15 December 2010

Directories Case

The Full Federal Court in Telstra Corporation Limited v Phone Directories Company Pty Ltd [2010] FCAFC 149 has dismissed Telstra’s appeal in the Phone Directories case - Telstra Corporation Limited v Phone Directories Company Pty Ltd [2010] FCA 44 - which was noted earlier this year.

In essence, the court held that as there were no human authors of the directories, they were not original works and thus not protected under the Copyright Act 1968 (Cth).
Software comes in a variety of forms and the tasks performed by it range from the trivial to the substantial. So long as the person controlling the program can be seen as directing or fashioning the material form of the work there is no particular danger in viewing that person as the work’s author. But there will be cases where the person operating a program is not controlling the nature of the material form produced by it and in those cases that person will not contribute sufficient independent intellectual effort or sufficient effort of a literary nature to the creation of that form to constitute that person as its author: a plane with its autopilot engaged is flying itself. In such cases, the performance by a computer of functions ordinarily performed by human authors will mean that copyright does not subsist in the work thus created. Those observations are important to this case because they deny the possibility that [Telstra's] Mr Vormwald or Mr Cooper were the authors of the directories. They did not guide the creation of the material form of the directories using the programs and their efforts were not, therefore, sufficient for the purposes of originality.
Keane CJ commented that -
# In Australia copyright is a creature of the Copyright Act 1968 (Cth) (the Act). The monopoly in copyright subsists only insofar as the Act provides. Because the terms of the Act reflect the intention of the Berne Convention for the Protection of Literary and Artistic Works to protect the rights of authors, copyright subsists in a literary work only by virtue of the authorship of that work by an individual or individuals. It may be that if the author of a work is the employee of another person, ownership of the copyright may vest in the employer; but copyright in a literary work can subsist only if it originates from an individual. This case highlights the difficulty confronting a claim to copyright in a literary work which is compiled by an automated process.

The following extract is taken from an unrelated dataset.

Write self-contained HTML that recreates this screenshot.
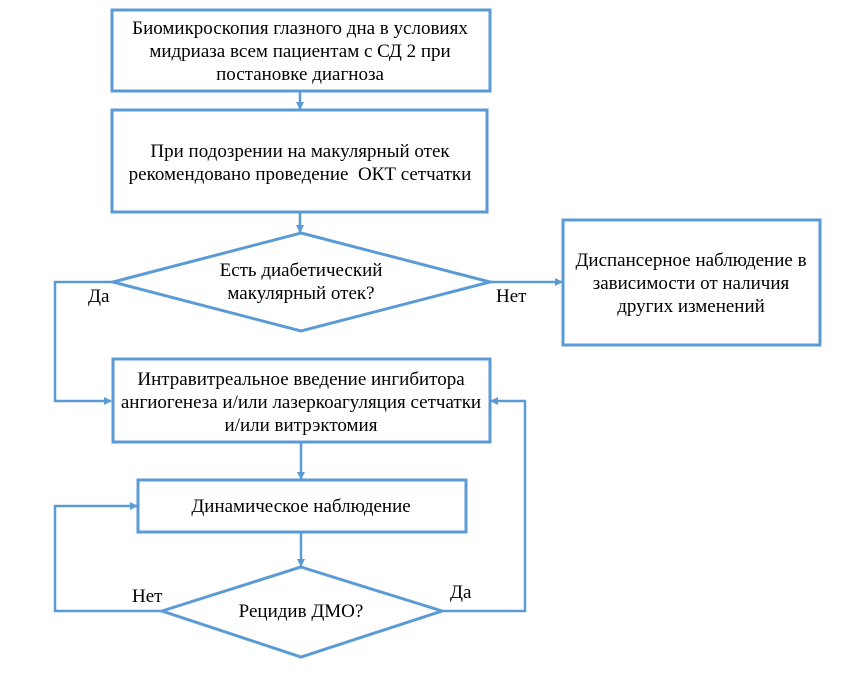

In these proceedings, the learned trial judge determined, as an issue separate from the other issues in the case, the question whether copyright subsists under the Act in the White Pages Directory (WPD) and the Yellow Pages Directory (YPD) published by Telstra Corporation Limited and Sensis Pty Ltd (the appellants). The question concerned regional WPDs and YPDs dating back to the year 2000 for 11 different regional areas of Australia. Her Honour determined the question in the negative.

The appellants’ case is that each WPD and YPD is an original literary work. In particular, each directory is said to be a compilation consisting of the expression of the information in individual listings in their particular form and arrangement and in the overall arrangement of the individual listings, and, additionally in the case of the YPD, in the cross-referencing of the information under subject matter headings.

Numerous individuals, some identified and some not, contributed to the work preparatory to the compilation of each of the WPDs and YPDs, but the compilations were brought into the form in which they were published primarily by an automated computerised process. No claim was made by the appellants to copyright in the computer database or software.

The trial judge approached the determination of the question by reference to the decision of the High Court of Australia in IceTV Pty Limited v Nine Network Australia Pty Limited [2009] HCA 14; (2009) 239 CLR 458.
Keane went on to state that -
In this Court, the principal argument of the appellants is that, because each directory is a literary work published in Australia, the only question to be answered is whether it is an original literary work; this question can be answered, they say, without identifying any particular author much less all the authors. That is said to be because copyright in a work first published in Australia can subsist by virtue of s 32(2)(c) of the Act if the work is original in the sense of not being a copy. The appellants contend that it can be inferred that intellectual effort of some kind was applied by some individual or individuals in the production of each directory so that it can be said to be an original literary work. They argue that, neither the decision in IceTV, nor the reasons given by the High Court in that case, compels, or points to, a different conclusion in this case.

The principal contention of the respondents is that the directories were compiled, not by the individuals engaged to facilitate the process, but by a computerised process of storing, selecting, ordering and arranging the data to produce the directories in the form in which they were published.

In my respectful opinion, the principal contention of the respondents should be accepted, and the decision of the trial judge should be upheld for that reason.